[Begin RECORDS FOR THIS EXERCISE]

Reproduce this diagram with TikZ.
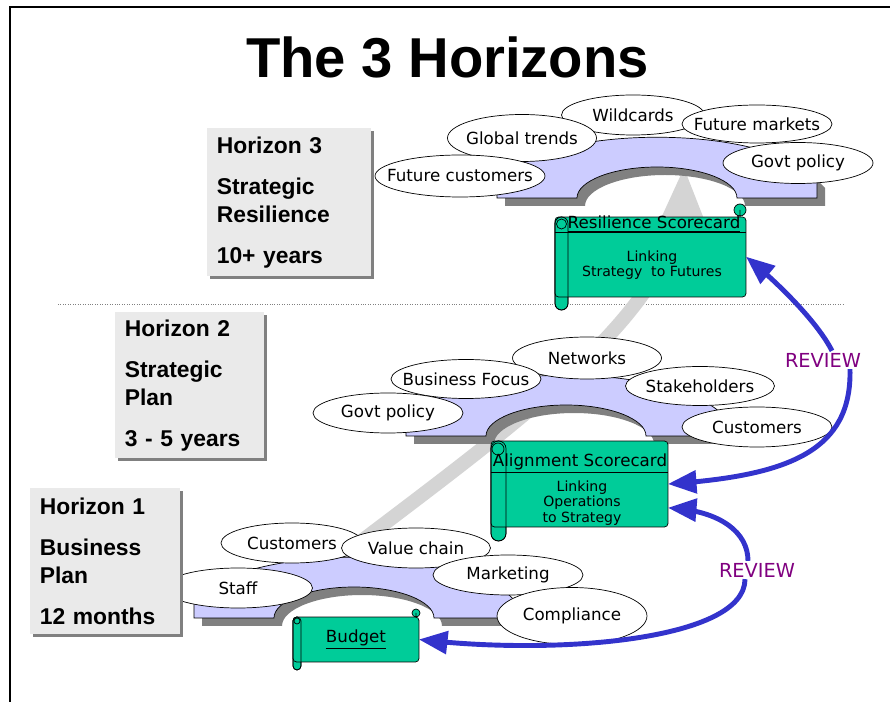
\documentclass[tikz,border=0pt]{standalone}
\usepackage{fontspec}
\setmainfont{Liberation Sans}
\newfontfamily\verdfont{DejaVu Sans}
\usepackage{tikz}
\usetikzlibrary{shapes,arrows,shadows}

\begin{document}
\begin{tikzpicture}[x=0.02cm,y=-0.02cm,
  bubble/.style={ellipse,draw,fill=white,inner xsep=-0.7cm,inner ysep=0pt,minimum width=3cm,minimum height=0.8cm,font=\verdfont\fontsize{9.5}{11}\selectfont},
  hbox/.style={anchor=north west,fill=boxGrey,inner xsep=0.19cm,inner ysep=0pt,align=left,font=\bfseries\fontsize{13}{15.9}\selectfont,drop shadow={shadow xshift=0.06cm,shadow yshift=-0.06cm,fill=shadowGrey,opacity=1}},
  scroll/.style={draw,fill=scrollGreen,rounded corners=2pt,inner sep=0pt,font=\verdfont\fontsize{9.5}{11}\selectfont},
  scrolltitle/.style={inner sep=0pt,font=\verdfont\fontsize{9.5}{11}\selectfont},
  scrolltext/.style={align=center,inner sep=0pt,font=\verdfont\fontsize{8}{8.8}\selectfont},
  review/.style={fill=white,inner sep=1pt,text=reviewPurple,font=\verdfont\fontsize{11}{13}\selectfont},
  reviewarrow/.style={->,>=triangle 45,line width=2.8pt,color=reviewBlue}]
\definecolor{boxGrey}{RGB}{234,234,234}
\definecolor{shadowGrey}{RGB}{128,128,128}
\definecolor{archBlue}{RGB}{204,204,255}
\definecolor{scrollGreen}{RGB}{0,204,153}
\definecolor{reviewBlue}{RGB}{51,51,204}
\definecolor{reviewPurple}{RGB}{128,0,128}
\definecolor{bandGrey}{RGB}{212,212,212}
\useasboundingbox (0,0) rectangle (890,702);
\draw[line width=1.1pt] (10,702) -- (10,7) -- (890,7);
\draw[densely dotted,gray] (58,304) -- (845,304);
\draw[->,>=triangle 45,line width=8pt,color=bandGrey] (330,565) .. controls (520,420) and (680,310) .. (684,168);
\foreach \cx/\by in {657/198,566/436,354/618} {
  \fill[shadowGrey,shift={(8,8)}] (\cx-160,\by) -- (\cx-160,\by-18) .. controls (\cx-110,\by-75) and (\cx+110,\by-75) .. (\cx+160,\by-18) -- (\cx+160,\by) -- (\cx+80,\by) .. controls (\cx+80,\by-17) and (\cx+44,\by-31) .. (\cx,\by-31) .. controls (\cx-44,\by-31) and (\cx-80,\by-17) .. (\cx-80,\by) -- cycle;
  \draw[fill=archBlue,thin] (\cx-160,\by) -- (\cx-160,\by-18) .. controls (\cx-110,\by-75) and (\cx+110,\by-75) .. (\cx+160,\by-18) -- (\cx+160,\by) -- (\cx+80,\by) .. controls (\cx+80,\by-17) and (\cx+44,\by-31) .. (\cx,\by-31) .. controls (\cx-44,\by-31) and (\cx-80,\by-17) .. (\cx-80,\by) -- cycle;
}
\node[bubble,minimum width=2.86cm] (wild) at (633,115) {Wildcards};
\node[bubble,minimum height=0.76cm] (futmark) at (757,124) {Future markets};
\node[bubble,minimum width=2.98cm,minimum height=0.94cm] (global) at (522,138) {Global trends};
\node[bubble,minimum width=3.4cm,minimum height=0.84cm] (futcust) at (460,176) {Future customers};
\node[bubble,minimum height=0.82cm] (govt3) at (798,163) {Govt policy};
\node[bubble,minimum width=2.98cm,minimum height=0.84cm] (netw) at (587,358) {Networks};
\node[bubble,minimum height=0.78cm] (busfoc) at (466,379) {Business Focus};
\node[bubble,minimum width=2.98cm,minimum height=0.78cm] (stake) at (700,386) {Stakeholders};
\node[bubble] (govt2) at (388,413) {Govt policy};
\node[bubble] (cust2) at (757,427) {Customers};
\node[bubble,minimum width=2.84cm] (cust1) at (292,543) {Customers};
\node[bubble,minimum width=2.98cm] (valch) at (416,548) {Value chain};
\node[bubble,minimum width=2.98cm] (staff) at (238,588) {Staff};
\node[bubble] (market) at (508,575) {Marketing};
\node[bubble,minimum height=1.14cm] (compl) at (572,616) {Compliance};
\path[draw,fill=scrollGreen,rounded corners=0.13cm] (555,217) rectangle (568,310);
\node[scroll,minimum width=3.82cm,minimum height=1.6cm] (resil) at (650.5,257) {};
\draw[rounded corners=0.13cm] (555,217) rectangle (568,310);
\draw (561.5,224) circle[radius=0.1cm];
\draw[fill=scrollGreen] (740,210) circle[radius=0.12cm] (740,210) -- (740,217);
\draw (resil.west |- 0,232) -- (resil.east |- 0,232);
\node[scrolltitle] (resilhead) at (654,224) {\underline{Resilience Scorecard}};
\node[scrolltext] (resiltext) at (652,265) {Linking\\Strategy\ \ to Futures};
\path[draw,fill=scrollGreen,rounded corners=0.15cm] (491,441) rectangle (506,541);
\node[scroll,minimum width=3.54cm,minimum height=1.72cm] (align) at (579.5,484) {};
\draw[rounded corners=0.15cm] (491,441) rectangle (506,541);
\draw (498,449) circle[radius=0.12cm];
\draw (align.west |- 0,472) -- (align.east |- 0,472);
\node[scrolltitle] (alignhead) at (580,464) {\underline{Alignment Scorecard}};
\node[scrolltext] (aligntext) at (582,503) {Linking\\Operations\\to Strategy};
\path[draw,fill=scrollGreen,rounded corners=0.08cm] (293,617) rectangle (301,670);
\node[scroll,minimum width=2.52cm,minimum height=0.9cm] (budget) at (356,639.5) {\underline{Budget}};
\draw[rounded corners=0.08cm] (293,617) rectangle (301,670);
\draw (297,621) circle[radius=0.06cm];
\draw[fill=scrollGreen] (416,613) circle[radius=0.08cm] (416,613) -- (416,617);
\node[review] (rev1) at (757,570) {REVIEW};
\node[review] (rev2) at (823,360) {REVIEW};
\draw[reviewarrow] ([xshift=-0.24cm]rev1.south) .. controls (745,640) and (560,655) .. (budget.east);
\draw[reviewarrow] ([xshift=-0.18cm]rev1.north) .. controls (748,532) and (720,512) .. (align.-15);
\draw[reviewarrow] ([xshift=0.54cm]rev2.south) .. controls (852,450) and (790,475) .. (align.east);
\draw[reviewarrow] ([xshift=0.18cm]rev2.north) .. controls (818,323) and (780,285) .. (resil.east);
\node[hbox,text width=2.9cm,minimum height=2.96cm] (hor3) at (207,128) {Horizon 3\\[7.5pt]Strategic\\Resilience\\[7.5pt]10+ years};
\node[hbox,text width=2.6cm,minimum height=2.92cm] (hor2) at (115,312) {Horizon 2\\[7.5pt]Strategic\\Plan\\[7.5pt]3 - 5 years};
\node[hbox,text width=2.62cm,minimum height=2.92cm] (hor1) at (30,488) {Horizon 1\\[7.5pt]Business\\Plan\\[7.5pt]12 months};
\node[anchor=base,font=\bfseries\fontsize{32}{38}\selectfont] (title) at (447.5,78) {The 3 Horizons};
\end{tikzpicture}
\end{document}
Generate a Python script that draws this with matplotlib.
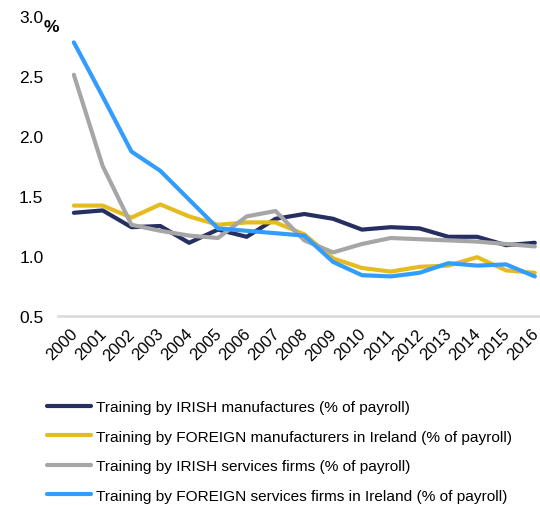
import numpy as np
import matplotlib
matplotlib.use("Agg")
import matplotlib.pyplot as plt
from matplotlib.transforms import ScaledTranslation

years = [str(y) for y in range(2000, 2017)]

irish_manuf = [1.36, 1.38, 1.24, 1.25, 1.11, 1.22, 1.16, 1.31, 1.35, 1.31, 1.22, 1.24, 1.23, 1.16, 1.16, 1.09, 1.11]
foreign_manuf = [1.42, 1.42, 1.32, 1.43, 1.33, 1.26, 1.28, 1.28, 1.18, 0.98, 0.90, 0.87, 0.91, 0.92, 0.99, 0.88, 0.86]
irish_services = [2.51, 1.75, 1.26, 1.21, 1.17, 1.15, 1.33, 1.375, 1.13, 1.03, 1.10, 1.15, 1.14, 1.13, 1.12, 1.10, 1.08]
foreign_services = [2.78, 2.33, 1.87, 1.71, 1.47, 1.23, 1.21, 1.19, 1.17, 0.95, 0.84, 0.83, 0.86, 0.94, 0.92, 0.93, 0.83]

series_labels = [
    "Training by IRISH manufactures (% of payroll)",
    "Training by FOREIGN manufacturers in Ireland (% of payroll)",
    "Training by IRISH services firms (% of payroll)",
    "Training by FOREIGN services firms in Ireland (% of payroll)",
]
series_colors = ["#272f62", "#e5bc1f", "#a6a6a6", "#339dff"]

plt.rcParams["font.family"] = ["Liberation Sans", "DejaVu Sans"]

W, H = 540, 506
fig = plt.figure(figsize=(W / 100, H / 100), dpi=100)
ax = fig.add_axes([58 / W, 1 - 317 / H, (540 - 58) / W, 300 / H])

x = np.arange(len(years))
for vals, lab, col in zip([irish_manuf, foreign_manuf, irish_services, foreign_services],
                          series_labels, series_colors):
    ax.plot(x, vals, color=col, linewidth=3, label=lab, solid_capstyle="round",
            solid_joinstyle="round")

ax.set_xlim(-0.55, 16.18)
ax.set_ylim(0.5, 3.0)
ax.set_yticks([0.5, 1.0, 1.5, 2.0, 2.5, 3.0])
ax.set_yticklabels(["0.5", "1.0", "1.5", "2.0", "2.5", "3.0"], fontsize=12.5)
ax.set_xticks(x)
ax.set_xticklabels(years, rotation=45, ha="right", rotation_mode="anchor", fontsize=12)
ax.tick_params(axis="both", length=0)
ax.tick_params(axis="y", pad=10.5)
ax.tick_params(axis="x", pad=7)

# nudge the rotated year labels slightly left, like the original
offset = ScaledTranslation(-4 / 100, 0, fig.dpi_scale_trans)
for lbl in ax.get_xticklabels():
    lbl.set_transform(lbl.get_transform() + offset)

for s in ["top", "right", "left"]:
    ax.spines[s].set_visible(False)
ax.spines["bottom"].set_color("#d9d9d9")
ax.spines["bottom"].set_linewidth(1.8)

fig.text(44 / W, 1 - 27 / H, "%", fontsize=12.5, fontweight="bold", ha="left", va="center")

fig.legend(loc="upper left", bbox_to_anchor=(47 / W, 1 - 401 / H), frameon=False,
           fontsize=11.1, handlelength=2.85, handletextpad=0.3, labelspacing=1.01,
           borderpad=0, borderaxespad=0)

fig.savefig("out.png", dpi=100)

[End RECORDS FOR THIS EXERCISE]

* YOUR GOAL:
Leave the pictures out, and transcribe exactly the lines above starting at the one that contains "Generate a Python" and ending at the one that contains "years = [str(y) for y in range(2000, 2017)]".

* RESPONSE:
Generate a Python script that draws this with matplotlib.
import numpy as np
import matplotlib
matplotlib.use("Agg")
import matplotlib.pyplot as plt
from matplotlib.transforms import ScaledTranslation

years = [str(y) for y in range(2000, 2017)]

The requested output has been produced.